You ever try to hug a ghost? That’s the feeling Cedar Compher hand-delivers with “Coming Home.” But don’t get me wrong—it’s not spooky. It’s the warmth of finally confronting those half-lit corners of your heart you’d rather leave forgotten. In some ways, this EP feels like both a confession and an antidote.
Cedar’s journey—literally and sonically—takes on the shape of a slow exhale. Traveling across the country in a van just to be alone with oneself, only to then release songs brimming with human ache, is a kind of irony that feels like standing in the rain just to wash off emotion. You listen, and you’re in Spokane. But also not. You’re in that liminal space between guilt and grace, teetering on the edge of healing.

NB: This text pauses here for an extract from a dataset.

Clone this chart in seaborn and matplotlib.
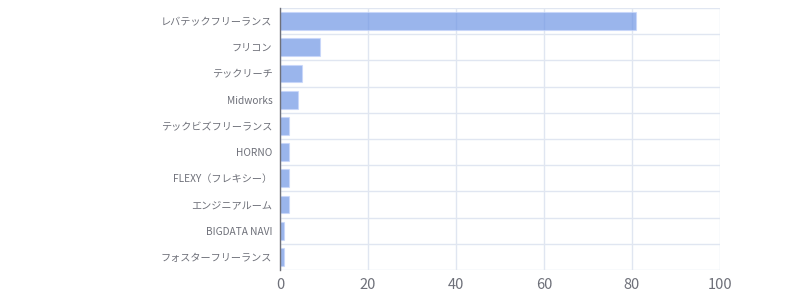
import matplotlib
matplotlib.use("Agg")
import matplotlib.pyplot as plt
import seaborn as sns
import pandas as pd
import numpy as np

categories = ["レバテックフリーランス", "フリコン", "テックリーチ", "Midworks",
              "テックビズフリーランス", "HORNO", "FLEXY（フレキシー）",
              "エンジニアルーム", "BIGDATA NAVI", "フォスターフリーランス"]
values = [81, 9, 5, 4, 2, 2, 2, 2, 1, 1]
x_ticks = [0, 20, 40, 60, 80, 100]

sns.set_theme(style="white")
plt.rcParams['font.family'] = ['Noto Sans CJK JP', 'DejaVu Sans']

df = pd.DataFrame({"name": categories, "value": values})

fig = plt.figure(figsize=(8, 3), dpi=100)
ax = fig.add_axes([0.35, 0.1, 0.55, 0.873])

sns.barplot(data=df, y="name", x="value", orient="h", ax=ax,
            color="#5b8ff9", alpha=0.7, width=0.68,
            edgecolor="#c7d6fb", linewidth=0.8, zorder=3)

n = len(categories)
ax.set_xlim(0, 100)
ax.set_ylim(n - 0.5, -0.5)
ax.set_xticks(x_ticks)
ax.set_xticklabels([str(t) for t in x_ticks], color="#6e7079", fontsize=10.5)
ax.set_yticks(range(n))
ax.set_yticklabels(categories, color="#6e7079", fontsize=7.3)
ax.set_yticks(np.arange(-0.5, n, 1.0), minor=True)
ax.tick_params(axis="y", which="major", length=0, pad=5.5)
ax.tick_params(axis="y", which="minor", length=5, width=1, color="#6e7079")
ax.tick_params(axis="x", which="major", length=0, pad=6)
ax.set_xlabel("")
ax.set_ylabel("")

ax.grid(False)
ax.xaxis.grid(True, which="major", color="#e0e6f1", linewidth=1, zorder=0)
ax.yaxis.grid(True, which="minor", color="#e0e6f1", linewidth=1, zorder=0)
ax.set_axisbelow(True)

for s in ["top", "right", "bottom"]:
    ax.spines[s].set_visible(False)
ax.spines["left"].set_color("#6e7079")
ax.spines["left"].set_linewidth(1)
ax.spines["left"].set_zorder(5)

fig.savefig("out.png", dpi=100, facecolor="white")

The instrumentation? Lush enough to feel like wearing headphones made of fog. But what lingers most is the simplicity—every melody feels like it’s being handed to you, not for your ears, but for your insides. Folk-pop snuggled inside indie warmth, without overstating its own beauty. Healing, in the end, can be quiet.
Themes of loneliness? Yeah. Shame? Absolutely. Cedar has a way of drawing them both out without screaming. It’s more like opening a door for them but leaving them on the threshold. There’s a bit of spirituality here too, not in a “church” sense, but in the you-versus-your-demons way that has you questioning what comes after that last chord fades.
You know that moment when you forget where you parked, but you’re oddly okay with it? That’s “Coming Home.” Cedar wrote it while traveling, but it sounds like an arrival.